Custom Thermal Control Plane
The high density of 20 nodes in 1U creates a significant thermal challenge. The stock fan control solutions relied on userspace tools incompatible with Talos's restrictive environment.
I developed a lightweight Rust daemon to interface directly with the I2C bus on the carrier boards. This daemon runs as a DaemonSet on every node, autonomously managing fan PWM duty cycles based on local thermal telemetry.
fn calculate_fan_speed(temp: f32) -> u8 { match temp { t if t < 40.0 => 0, // Silent t if t < 50.0 => 30, // Low t if t < 60.0 => 50, // Medium t if t < 70.0 => 75, // High _ => 100, // Max } }
The control loop implements hysteresis to prevent fan oscillation (“hunting”) and maintains the SoC temperature between 50-60°C, balancing thermal headroom with acoustic comfort.
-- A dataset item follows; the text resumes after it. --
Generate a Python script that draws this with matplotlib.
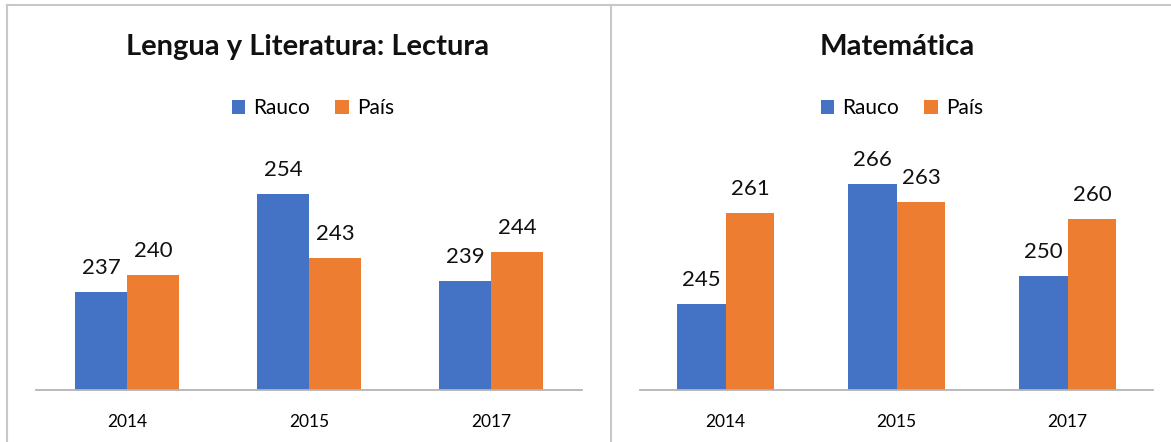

Distributed Storage Strategy
Reliable stateful workloads on unreliable hardware require robust replication. The storage layer uses a distributed block storage provider that implements 3-way synchronous replication.
Storage classes are configured to prefer local volume access (reading from the replica on the same node) to minimize network traversals, while synchronous writes ensure that a node failure results in zero data loss. This setup successfully survived multiple “pull the plug” tests during commissioning.
Engineering Challenges
The ARM64 Tax
While ARM support is improving, the ecosystem is not fully mature. I frequently encounter container images lacking `linux/arm64` manifests. This necessitated building a custom CI pipeline to cross-compile and re-package upstream dependencies, a valuable exercise in supply chain management.
Memory Pressure
Operating within 8GB constraints requires strict QoS enforcement. I learned to rely on the OOM Killer's behavior, setting distinct `requests` and `limits` to prioritize critical system components (CNI, storage) over application workloads during resource contention.
Conclusion
Constructing this cluster provided insights into distributed systems that are inaccessible through cloud consoles. It transformed theoretical knowledge of consensus algorithms, network latency, and failure domains into practical operational experience.
For engineers seeking to master Kubernetes, the physical constraints of a homelab offer a rigorous training ground. The friction encountered—hardware compatibility, thermal limits, network debugging—is not a bug, but the primary feature.